**TASK REQUIREMENTS**
Pull out all lines from the listing below in which the word "this" appears.

━━━ PROVIDED DATA ━━━

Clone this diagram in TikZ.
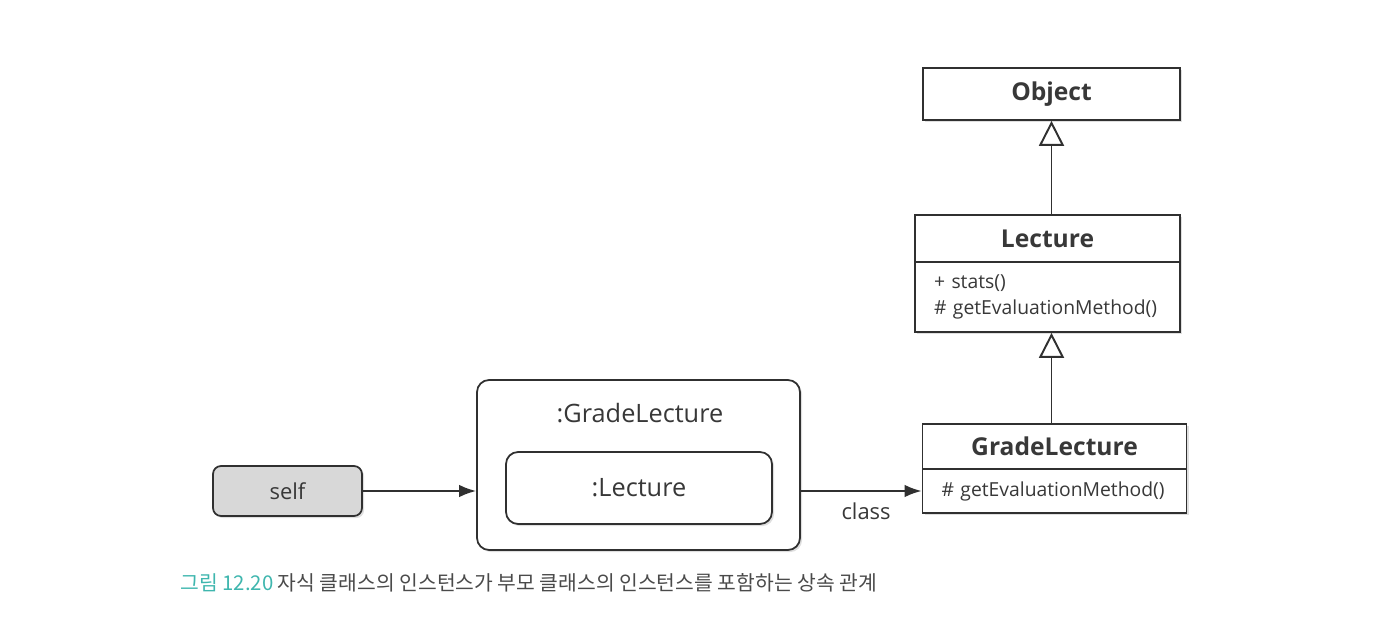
\documentclass[tikz,border=0pt]{standalone}
\usepackage{fontspec}
\setmainfont{Open Sans}
\newfontfamily\krfont{Noto Sans CJK KR}
\usetikzlibrary{arrows.meta,shadows}
\definecolor{linegray}{HTML}{303030}
\definecolor{textgray}{HTML}{383838}
\definecolor{captionteal}{HTML}{3FB6AE}
\definecolor{captiongray}{HTML}{4A4A4A}
\definecolor{selffill}{HTML}{D8D8D8}
\tikzset{
  boxshadow/.style={drop shadow={shadow xshift=1.2pt, shadow yshift=-1.2pt, opacity=0.25}},
  classbox/.style={draw=linegray, line width=1pt, fill=white, boxshadow, inner sep=0pt,
    text=textgray, font=\fontsize{14}{17}\selectfont\bfseries},
  methodbox/.style={draw=linegray, line width=1pt, fill=white, boxshadow, inner ysep=0pt,
    inner xsep=0.38cm, align=left, text=textgray, font=\fontsize{11}{14.8}\selectfont},
  objbox/.style={draw=linegray, line width=1pt, fill=white, rounded corners=0.24cm,
    boxshadow, inner sep=0pt, text=textgray, font=\fontsize{14.4}{17}\selectfont},
  link/.style={draw=linegray, line width=1.1pt, -{Latex[length=0.34cm, width=0.25cm]}},
  inherit/.style={draw=linegray, line width=1.1pt,
    -{Triangle[open, length=0.5cm, width=0.5cm, fill=white]}}
}
\begin{document}
\begin{tikzpicture}[x=0.02cm, y=-0.02cm]
  \useasboundingbox (0,0) rectangle (1382,624);
  \node[classbox, minimum width=5.14cm, minimum height=1.04cm] (obj) at (1051.5,94) {Object};
  \node[classbox, minimum width=5.3cm, minimum height=0.94cm] (ltitle) at (1047.5,238.5) {Lecture};
  \node[methodbox, text width=4.54cm, minimum height=1.4cm] (lmeth) at (1047.5,297)
    {+ stats()\\\# getEvaluationMethod()};
  \node[classbox, minimum width=5.28cm, minimum height=0.9cm] (gtitle) at (1054.5,446.5) {GradeLecture};
  \node[methodbox, text width=4.52cm, minimum height=0.88cm] (gmeth) at (1054.5,491)
    {\# getEvaluationMethod()};
  \draw[inherit] (ltitle.north -| obj.south) -- (obj.south);
  \draw[inherit] (gtitle.north -| obj.south) -- (lmeth.south -| obj.south);

  \node[objbox, fill=selffill, rounded corners=0.16cm, minimum width=2.98cm, minimum height=1cm,
    font=\fontsize{12.5}{15}\selectfont] (self) at (287.5,491) {self};
  \node[objbox, minimum width=6.46cm, minimum height=3.4cm] (outer) at (638.5,465) {};
  \node[text=textgray, font=\fontsize{14.4}{17}\selectfont] (otitle) at (640,413) {:GradeLecture};
  \node[objbox, minimum width=5.32cm, minimum height=1.44cm] (inner) at (639,488) {:Lecture};
  \draw[link] (self.east) -- (outer.west |- self.east);
  \draw[link] (outer.east |- gmeth.west) -- (gmeth.west)
    node[pos=0.54, below=3pt, text=textgray, font=\fontsize{12.5}{15}\selectfont] (classlbl) {class};

  \node[anchor=west, inner sep=0pt, font=\krfont\fontsize{11.6}{14}\selectfont] (caption) at (180,583)
    {\textcolor{captionteal}{그림 12.20} \textcolor{captiongray}{자식 클래스의 인스턴스가 부모 클래스의 인스턴스를 포함하는 상속 관계}};
\end{tikzpicture}
\end{document}
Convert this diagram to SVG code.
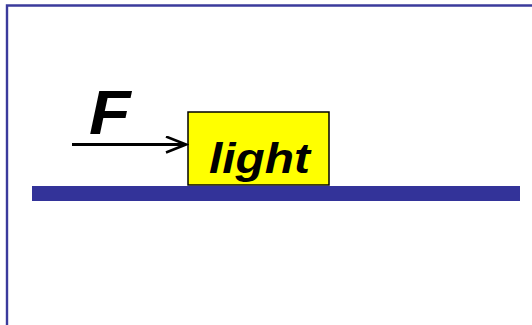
<svg xmlns="http://www.w3.org/2000/svg" width="532" height="325" viewBox="0 0 532 325">
<style>
.frame{stroke:#3b3b9c;stroke-width:2.4;fill:none}
.lbl{font-family:"Liberation Sans",Arial,sans-serif;font-weight:bold;font-style:italic;fill:#000}
</style>
<defs>
<marker id="ah" markerUnits="userSpaceOnUse" markerWidth="24" markerHeight="20" refX="21" refY="9" orient="auto">
<path d="M1,1 L21,9 L1,17" fill="none" stroke="#000" stroke-width="2.5"/>
</marker>
</defs>
<rect width="532" height="325" fill="#fff"/>
<path class="frame" d="M7,325 V5.5 H532"/>
<rect id="ground" x="32" y="186" width="488" height="15" fill="#333399"/>
<g id="block">
<rect x="188" y="112" width="141" height="73" fill="#ffff00" stroke="#000" stroke-width="1.5"/>
<text class="lbl" transform="translate(209,172.5) scale(1.14,1)" font-size="42">light</text>
</g>
<g id="connectors">
<line x1="72" y1="144.5" x2="186" y2="144.5" stroke="#000" stroke-width="3" marker-end="url(#ah)"/>
</g>
<g id="force-label">
<text class="lbl" transform="translate(89,133.5) scale(1.08,1)" font-size="63">F</text>
</g>
</svg>
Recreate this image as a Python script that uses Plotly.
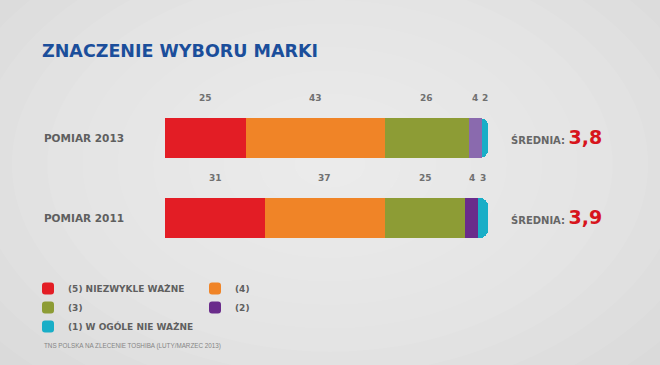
import plotly.graph_objects as go

categories = ["POMIAR 2011", "POMIAR 2013"]
series_names = ["(5) NIEZWYKLE WAŻNE", "(4)", "(3)", "(2)", "(1) W OGÓLE NIE WAŻNE"]
values = {
    "(5) NIEZWYKLE WAŻNE": [31, 25],
    "(4)": [37, 43],
    "(3)": [25, 26],
    "(2)": [4, 4],
    "(1) W OGÓLE NIE WAŻNE": [3, 2],
}
colors = {
    "(5) NIEZWYKLE WAŻNE": ["#E31D25", "#E31D25"],
    "(4)": ["#F08427", "#F08427"],
    "(3)": ["#8D9C35", "#8D9C35"],
    "(2)": ["#6A2C8B", "#8A6AAE"],
    "(1) W OGÓLE NIE WAŻNE": ["#19AEC7", "#19AEC7"],
}
means = ["3,9", "3,8"]
title = "ZNACZENIE WYBORU MARKI"
source = "TNS POLSKA NA ZLECENIE TOSHIBA (LUTY/MARZEC 2013)"

W, H = 660, 365
ML, MR, MT, MB = 165, 172, 98, 107
PW, PH = W - ML - MR, H - MT - MB
FONT = "DejaVu Sans"

def px_x(p):
    return (p - ML) / PW

def px_y(p):
    return (H - MB - p) / PH

fig = go.Figure()
for name in series_names:
    fig.add_trace(go.Bar(
        y=categories, x=values[name], name=name, orientation="h",
        marker=dict(color=colors[name], line=dict(width=0)),
        hoverinfo="x+name",
    ))

annotations = []
for ci, cat in enumerate(categories):
    cum = 0
    for name in series_names:
        v = values[name][ci]
        annotations.append(dict(
            x=cum + v / 2, y=cat, xref="x", yref="y", text=str(v),
            showarrow=False, yshift=40,
            font=dict(family=FONT, size=9, color="#707070", weight="bold"),
        ))
        cum += v
    annotations.append(dict(
        x=cum, y=cat, xref="x", yref="y", xanchor="left", xshift=21, yshift=1,
        text=("<span style='font-size:10px;color:#666666'>ŚREDNIA: </span>"
              f"<span style='font-size:19px;color:#D7141C'>{means[ci]}</span>"),
        showarrow=False,
        font=dict(family=FONT, size=10, color="#666666", weight="bold"),
    ))

annotations.append(dict(
    x=px_x(42), y=px_y(346), xref="paper", yref="paper", xanchor="left", yanchor="middle",
    text=source, showarrow=False,
    font=dict(family="Liberation Sans", size=6.3, color="#858585"),
))

shapes = []
n = 14
for i in range(n):
    f = 1 - i / n
    cx, cy = W * 0.5, H * 0.45
    rx, ry = W * 0.75 * f, H * 0.9 * f
    shapes.append(dict(
        type="circle", xref="paper", yref="paper", layer="below",
        x0=px_x(cx - rx), x1=px_x(cx + rx), y0=px_y(cy + ry), y1=px_y(cy - ry),
        fillcolor="rgba(255,255,255,0.07)", line=dict(width=0),
    ))

fig.update_layout(
    width=W, height=H,
    margin=dict(l=ML, r=MR, t=MT, b=MB),
    barmode="stack", bargap=0.5, barcornerradius=8,
    paper_bgcolor="#d6d6d6", plot_bgcolor="rgba(0,0,0,0)",
    title=dict(text=title, x=42 / W, xref="container", xanchor="left",
               y=1 - 51 / H, yref="container", yanchor="middle",
               font=dict(family=FONT, size=17.5, color="#1B4E9B", weight="bold")),
    xaxis=dict(range=[0, 100], visible=False, fixedrange=True),
    yaxis=dict(categoryorder="array", categoryarray=categories, range=[-0.5, 1.5],
               showgrid=False, zeroline=False, showline=False, ticks="",
               ticklabelstandoff=40,
               tickfont=dict(family=FONT, size=10.5, color="#5f5f5f", weight="bold")),
    legend=dict(orientation="h", x=px_x(28), y=px_y(274), xanchor="left", yanchor="top",
                entrywidth=122, traceorder="normal", itemwidth=30,
                bgcolor="rgba(0,0,0,0)",
                font=dict(family=FONT, size=9, color="#5f5f5f", weight="bold")),
    annotations=annotations,
    shapes=shapes,
    showlegend=True,
)

fig.write_html("out.html")
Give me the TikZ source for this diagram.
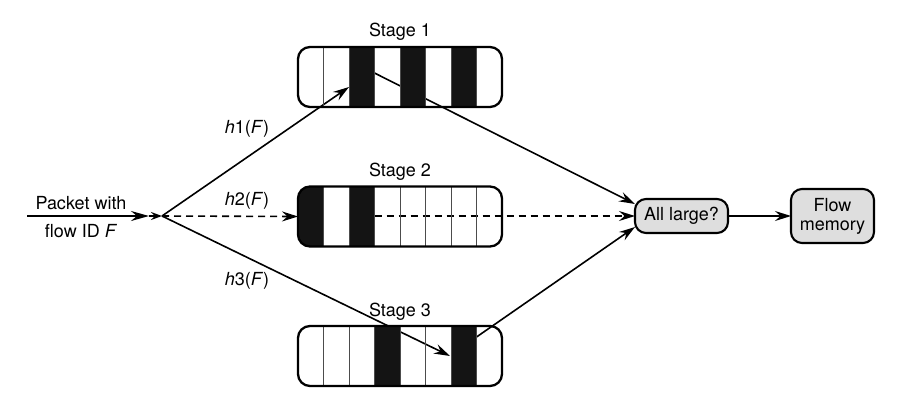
\documentclass[tikz,border=0pt]{standalone}
\usepackage{fontspec}
\setmainfont{TeX Gyre Heros}
\usetikzlibrary{arrows.meta,calc}
\pgfdeclarelayer{back}
\pgfdeclarelayer{mid}
\pgfsetlayers{back,mid,main}
\tikzset{
  conn/.style={line width=1.6pt, -{Stealth[length=16pt,width=10pt,inset=5.5pt]}},
  dconn/.style={conn, dash pattern=on 7pt off 5pt},
  stagebox/.style={draw, line width=2.3pt, rounded corners=12pt, minimum width=204pt,
    minimum height=60pt, inner sep=0pt, outer sep=0pt},
  decbox/.style={draw, line width=2.1pt, fill=black!13, rounded corners=11pt, inner sep=0pt,
    outer sep=0pt, align=center, font=\fontsize{18}{22}\selectfont},
  lbl/.style={font=\fontsize{18}{21}\selectfont, inner sep=0pt},
  divider/.style={line width=1pt, black!70},
  cellfill/.style={fill=black!92}
}
\newcommand\stagecells[2]{%
  \begin{pgfonlayer}{mid}
    \begin{scope}
      \clip[rounded corners=12pt] (#1.north west) rectangle (#1.south east);
      \foreach \k in {#2} \fill[cellfill] ($(#1.north west)+(25.5*\k,0)$) rectangle ++(25.5,60);
    \end{scope}
    \foreach \k in {1,...,7} \draw[divider] ($(#1.north west)+(25.5*\k,0)$) -- ++(0,60);
  \end{pgfonlayer}}
\begin{document}
\begin{tikzpicture}[x=1pt,y=-1pt]
  \useasboundingbox (0,0) rectangle (902,413);
  % stage boxes
  \node[stagebox] (s1) at (400,77) {};
  \node[stagebox] (s2) at (400,216.5) {};
  \node[stagebox] (s3) at (400,356) {};
  \stagecells{s1}{2,4,6}
  \stagecells{s2}{0,2}
  \stagecells{s3}{3,6}
  % labels
  \node[lbl] (t1) at (400,32) {Stage 1};
  \node[lbl] (t2) at (400,172) {Stage 2};
  \node[lbl] (t3) at (400,312) {Stage 3};
  \node[lbl] (p1) at (81,203) {Packet with};
  \node[lbl] (p2) at (81,231) {flow ID \textit{F}};
  \node[lbl] (h1) at (247,129) {\textit{h}1(\textit{F})};
  \node[lbl] (h2) at (247,201) {\textit{h}2(\textit{F})};
  \node[lbl] (h3) at (247,281) {\textit{h}3(\textit{F})};
  % decision nodes
  \node[decbox, minimum width=93pt, minimum height=34pt] (al) at (681.5,216) {All large?};
  \node[decbox, minimum width=83pt, minimum height=54pt] (fm) at (832.5,216) {Flow\\[-3pt]memory};
  % coordinates
  \coordinate (in) at (27,216);
  \coordinate (mid) at (149,216);
  \coordinate (split) at (162,216);
  \coordinate (e1) at (349,87);
  \coordinate (x1) at (374.5,73);
  \coordinate (x2) at (374.5,216);
  \coordinate (e3) at (450,356);
  \coordinate (x3) at (476.5,337);
  % connectors
  \begin{pgfonlayer}{back}
    \draw[line width=1.6pt, -{Stealth[length=18pt,width=10pt,inset=6pt]}] (in) -- (mid);
    \draw[line width=1.6pt, -{Stealth[length=11pt,width=8pt,inset=4pt]}] (mid) -- (split);
    \draw[conn] (split) -- (e1);
    \draw[dconn] (split) -- (s2.west);
    \draw[conn] (split) -- (e3);
    \draw[conn] (x1) -- ([yshift=12pt]al.west);
    \draw[dconn] (x2) -- (al.west);
    \draw[conn] (x3) -- ([yshift=-11pt]al.west);
    \draw[conn] (al.east) -- (fm.west);
  \end{pgfonlayer}
\end{tikzpicture}
\end{document}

━━━

**ANSWER IN FULL**
Clone this diagram in TikZ.
Convert this diagram to SVG code.
Recreate this image as a Python script that uses Plotly.
Give me the TikZ source for this diagram.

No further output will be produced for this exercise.